Я не знаю, что такое сноб. И не делю людей на снобов и нет, делю на приятных и неприятных, плохих и хороших.

СНа днях в беседе Никита Михалков сказал, что фильм, который нужно смотреть и пересматривать, — ваш «Остров». А вы бы какой назвали?

Есть фильмы, может быть, и не очень потрясающие, но которые произвели на тебя лично огромное впечатление или изменили тебя. Это все равно как сказать, что лучше: королева красоты или девочка из десятого класса, в которую ты был влюблен? Не может быть одного фильма, который насытил бы тебя, иначе надо прекращать заниматься кино. Но у меня, конечно, есть список, весьма эклектический. Это фильмы, которые на меня произвели впечатление. Тут и «Дети райка», и «Джули и Джим», и неожиданно «На последнем дыхании». Немного из Голливуда: «Полночный ковбой», «Пять легких пьес»…

СМитинги, протесты, оппозиционное движение… Это важные исторические события? Про них будут снимать кино?

Было такое потрясающее время во Франции, 1968 год. Тогда произошли события, которые перевернули Францию, перевернули ее жизнь, культуру, изменили систему образования... Словом, изменилось все. А великих фильмов на эту тему нет. Потому что это время растворилось. Бертолуччи запоздало сделал какой-то фильм про Париж 68-го года, но это, скорее, любовная история на фоне событий.

СИстория Надежды Толоконниковой кинематографична?

История Толоконниковой совершенно потрясающая. Она может остаться личной, а может стать мифом. Это захватывающая история, тем более что сама ее личность проходит перемену и какие-то мутации важнейшие. Она вошла одним человеком в эту историю, а кем она выйдет, мы до конца не знаем. Пока мы находимся в процессе. Мне кажется, что Толоконникова сегодня — это героиня документального фильма.

СВы не хотите снять этот фильм?

Я не очень умею. Я делал, правда, несколько документальных фильмов, когда во Франции жил, и они даже были успешны, но сейчас просто не думал об этом.

СВы присутствовали на передаче, где телеведущий Дмитрий Киселев предлагал сжигать сердца геев

Я не присутствовал на ней. Это было потом подмонтировано.

СНо вы же слышали об этом?

Слышал. И я считаю, что это остатки лагерной культуры. ГУЛАГ до такой степени вошел в наше общество, что вся эта история петухов, опущенных, обиженных опять возвращается… Я снимал документальный фильм про ГУЛАГ, который не показал в России. Он назывался «Секрет счастья». Тогда впервые я снял этих людей, которых называют опущенными. И это невероятная трагедия.

СМожет быть, настало время для таких фильмов? Фильмов, которые учили бы терпимости и рассказывали о прошлом, о том, что мы все это уже проходили?

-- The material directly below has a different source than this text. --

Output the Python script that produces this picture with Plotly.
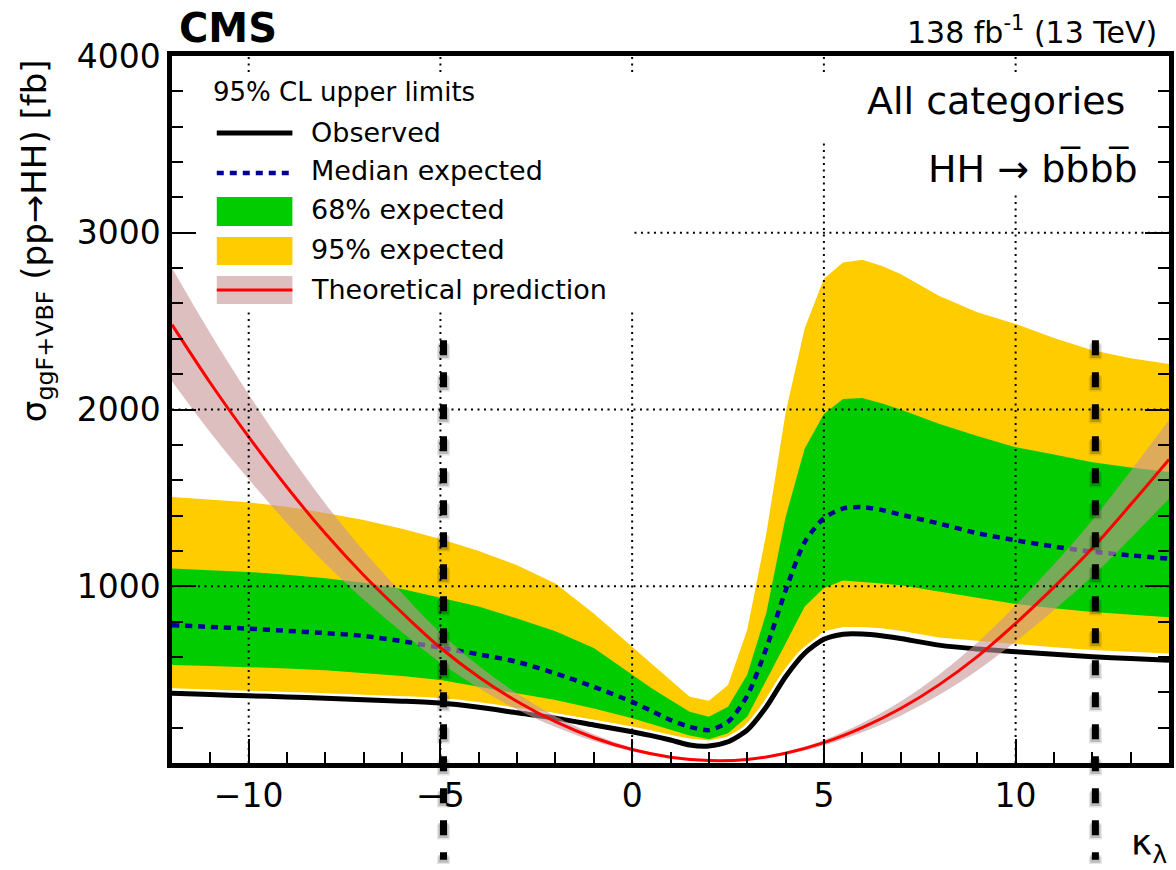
import plotly.graph_objects as go

# ---------------- data ----------------
kappa = [-12, -11, -10, -9, -8, -7, -6, -5, -4, -3, -2, -1, 0, 0.5, 1, 1.5, 2, 2.5,
         3, 3.5, 4, 4.5, 5, 5.5, 6, 6.5, 7, 8, 9, 10, 11, 12, 13, 14]

observed = [395, 388, 380, 374, 366, 358, 350, 339, 315, 284, 254, 215, 177, 155, 130, 102, 96, 120,
            186, 318, 488, 621, 700, 729, 730, 720, 704, 667, 645, 630, 615, 601, 591, 582]

exp_median = [780, 770, 760, 748, 735, 719, 689, 652, 615, 572, 507, 431, 346, 295, 243, 205, 186, 233,
              380, 650, 975, 1250, 1385, 1440, 1448, 1432, 1405, 1355, 1300, 1260, 1225, 1195, 1175, 1156]

exp_68_lo = [554, 549, 544, 535, 525, 510, 492, 469, 435, 394, 356, 309, 253, 220, 186, 155, 135, 168,
             262, 469, 676, 885, 990, 1032, 1025, 1015, 1005, 968, 935, 900, 875, 855, 840, 825]

exp_68_hi = [1100, 1092, 1081, 1065, 1045, 1020, 985, 935, 885, 817, 745, 650, 497, 425, 356, 290, 262, 318,
             500, 850, 1390, 1780, 1975, 2060, 2065, 2035, 2000, 1920, 1850, 1787, 1745, 1702, 1672, 1646]

exp_95_lo = [410, 404, 398, 392, 385, 378, 370, 362, 340, 310, 280, 244, 205, 180, 158, 138, 128, 148,
             212, 350, 520, 650, 745, 770, 770, 762, 748, 710, 690, 672, 655, 640, 630, 620]

exp_95_hi = [1505, 1490, 1475, 1450, 1415, 1375, 1325, 1268, 1200, 1119, 1015, 846, 657, 560, 469, 375, 352, 441,
             752, 1300, 1980, 2460, 2740, 2832, 2847, 2814, 2767, 2644, 2550, 2484, 2405, 2335, 2290, 2258]

theory_kappa = [-12, -11, -10, -9, -8, -7, -6, -5, -4, -3, -2, -1, 0, 1, 2, 3, 4, 5, 6, 7, 8, 9, 10, 11, 12, 13, 14]
theory = [2480, 2150, 1845, 1560, 1298, 1062, 850, 652, 487, 348, 234, 143, 76, 33, 14, 20, 55, 115,
          200, 308, 442, 602, 790, 995, 1215, 1462, 1718]
theory_hi = [2800, 2430, 2085, 1765, 1467, 1200, 960, 737, 550, 393, 264, 162, 86, 38, 17, 24, 63, 130,
             226, 348, 500, 680, 893, 1124, 1373, 1652, 1940]
theory_lo = [2160, 1870, 1605, 1357, 1129, 924, 740, 567, 424, 303, 204, 124, 66, 28, 11, 16, 47, 100,
             174, 268, 385, 524, 687, 866, 1057, 1272, 1495]

# kappa_lambda values where the prediction meets the median expected limit
kl_expected_bounds = [-4.92, 12.08]

x_range = [-12, 14]
y_range = [0, 4000]
y_ticks = [1000, 2000, 3000, 4000]

# ---------------- style ----------------
FONT = "DejaVu Sans"
YELLOW = "#ffcc00"
GREEN = "#00cc00"
BLUE = "#000099"
RED = "#ff0000"
BAND = "rgba(198,148,148,0.6)"

fig = go.Figure()

# 95% band
fig.add_trace(go.Scatter(x=kappa + kappa[::-1], y=exp_95_hi + exp_95_lo[::-1],
                         fill="toself", fillcolor=YELLOW, line=dict(width=0),
                         mode="lines", hoverinfo="skip", showlegend=False))
# 68% band
fig.add_trace(go.Scatter(x=kappa + kappa[::-1], y=exp_68_hi + exp_68_lo[::-1],
                         fill="toself", fillcolor=GREEN, line=dict(width=0),
                         mode="lines", hoverinfo="skip", showlegend=False))
# median expected
fig.add_trace(go.Scatter(x=kappa, y=exp_median, mode="lines",
                         line=dict(color=BLUE, width=4.5, dash="7px,6px",
                                   shape="spline", smoothing=0.7),
                         showlegend=False))
# observed (white outline + black line)
fig.add_trace(go.Scatter(x=kappa, y=observed, mode="lines",
                         line=dict(color="white", width=10, shape="spline", smoothing=0.7),
                         hoverinfo="skip", showlegend=False))
fig.add_trace(go.Scatter(x=kappa, y=observed, mode="lines",
                         line=dict(color="black", width=5, shape="spline", smoothing=0.7),
                         showlegend=False))
# theoretical prediction band and central value
fig.add_trace(go.Scatter(x=theory_kappa, y=theory_lo, mode="lines",
                         line=dict(width=0, shape="spline"), hoverinfo="skip", showlegend=False))
fig.add_trace(go.Scatter(x=theory_kappa, y=theory_hi, mode="lines", fill="tonexty",
                         fillcolor=BAND, line=dict(width=0, shape="spline"),
                         hoverinfo="skip", showlegend=False))
fig.add_trace(go.Scatter(x=theory_kappa, y=theory, mode="lines",
                         line=dict(color=RED, width=3, shape="spline"), showlegend=False))

shapes = []

# dotted grid drawn over the bands, broken where the text boxes sit
grid = dict(color="black", width=2, dash="2px,4.5px")
v_grid = {-10: [(0, 2563), (3909, 4000)],
          -5: [(0, 2563), (3909, 4000)],
          0: [(0, 2563), (3909, 4000)],
          5: [(0, 3525), (3909, 4000)],
          10: [(0, 3214), (3909, 4000)]}
for xv, segs in v_grid.items():
    for y0, y1 in segs:
        shapes.append(dict(type="line", xref="x", yref="y", x0=xv, x1=xv, y0=y0, y1=y1,
                           line=grid, layer="above"))
h_grid = {1000: (-12, 14), 2000: (-12, 14), 3000: (0.06, 14)}
for yv, (x0, x1) in h_grid.items():
    shapes.append(dict(type="line", xref="x", yref="y", x0=x0, x1=x1, y0=yv, y1=yv,
                       line=grid, layer="above"))

# vertical markers of the expected interval, with a soft shadow
for kv in kl_expected_bounds:
    for off, w, c in [(-0.006, 13, "rgba(0,0,0,0.10)"), (-0.004, 10, "rgba(0,0,0,0.18)")]:
        shapes.append(dict(type="line", xref="x", yref="paper", x0=kv, x1=kv,
                           y0=0.598 + off, y1=-0.137 + off,
                           line=dict(color=c, width=w, dash="15px,17px"), layer="above"))
    shapes.append(dict(type="line", xref="x", yref="paper", x0=kv, x1=kv, y0=0.598, y1=-0.137,
                       line=dict(color="black", width=7, dash="15px,17px"), layer="above"))


# legend drawn in paper coordinates
def px(x):
    return (x - 172) / 1002


def py(y):
    return (763 - y) / 707


lx0, lx1 = px(217), px(293)
shapes += [
    dict(type="line", xref="paper", yref="paper", x0=lx0, x1=lx1, y0=py(133), y1=py(133),
         line=dict(color="black", width=5)),
    dict(type="line", xref="paper", yref="paper", x0=lx0, x1=lx1, y0=py(173), y1=py(173),
         line=dict(color=BLUE, width=4.5, dash="7px,6px")),
    dict(type="rect", xref="paper", yref="paper", x0=lx0, x1=lx1, y0=py(226), y1=py(197),
         fillcolor=GREEN, line=dict(width=0)),
    dict(type="rect", xref="paper", yref="paper", x0=lx0, x1=lx1, y0=py(265), y1=py(237),
         fillcolor=YELLOW, line=dict(width=0)),
    dict(type="rect", xref="paper", yref="paper", x0=lx0, x1=lx1, y0=py(304), y1=py(276),
         fillcolor=BAND, line=dict(width=0)),
    dict(type="line", xref="paper", yref="paper", x0=lx0, x1=lx1, y0=py(290), y1=py(290),
         line=dict(color=RED, width=3)),
]

annotations = []


def txt(text, x, y, size, xanchor="left", yanchor="middle", bold=False, angle=0):
    annotations.append(dict(text=text, x=x, y=y, xref="paper", yref="paper", showarrow=False,
                            xanchor=xanchor, yanchor=yanchor, textangle=angle,
                            font=dict(family=FONT, size=size, color="black",
                                      weight="bold" if bold else "normal")))


txt("95% CL upper limits", px(211), py(92), 26)
txt("Observed", px(310), py(132), 27)
txt("Median expected", px(310), py(171), 27)
txt("68% expected", px(310), py(210), 27)
txt("95% expected", px(310), py(249), 27)
txt("Theoretical prediction", px(310), py(289), 27)

txt("All categories", px(1132), py(101), 38, xanchor="right")
txt("HH \u2192 bb\u0305bb\u0305", px(1145), py(168), 38, xanchor="right")

txt("CMS", px(177), py(28), 40, bold=True)
txt("138 fb<sup>-1</sup> (13 TeV)", px(1164), py(30), 30, xanchor="right")

txt("\u03ba<sub>\u03bb</sub>", px(1174), py(845), 36, xanchor="right")
txt("\u03c3<sub>ggF+VBF</sub> (pp\u2192HH) [fb]", px(36), py(57), 34, xanchor="center",
    yanchor="top", angle=-90)

axis_common = dict(showline=True, linecolor="black", linewidth=4.5, ticks="inside",
                   tickcolor="black", tickwidth=2, ticklen=24, showgrid=False, zeroline=False,
                   tickfont=dict(family=FONT, size=33, color="black"))

fig.update_layout(
    width=1176, height=870, autosize=False,
    margin=dict(l=172, r=2, t=56, b=107),
    plot_bgcolor="white", paper_bgcolor="white",
    xaxis=dict(range=x_range, tick0=-10, dtick=5, mirror=True,
               minor=dict(dtick=1, ticklen=11, tickcolor="black", tickwidth=2, ticks="inside"),
               **axis_common),
    yaxis=dict(range=y_range, tickmode="array", tickvals=y_ticks, mirror="ticks",
               minor=dict(dtick=200, tick0=0, ticklen=11, tickcolor="black", tickwidth=2,
                          ticks="inside"),
               **axis_common),
    shapes=shapes,
    annotations=annotations,
    showlegend=False,
)

fig.write_html("out.html")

Сейчас с этим сложно. Появилось идеологическое давление и цензура, но дело даже не в этом. Очень сильна экономическая цензура. Кино в России нерентабельно. Поэтому есть два варианта снять фильм: надо, чтобы он имитировал какие-то комедии, чтобы молодежь на них пошла, поржала и хоть как-то ее окупила, или кто-то должен быть в нем серьезно заинтересован.

СВозможно ли в таком случае сказать об этих проблемах через комедию?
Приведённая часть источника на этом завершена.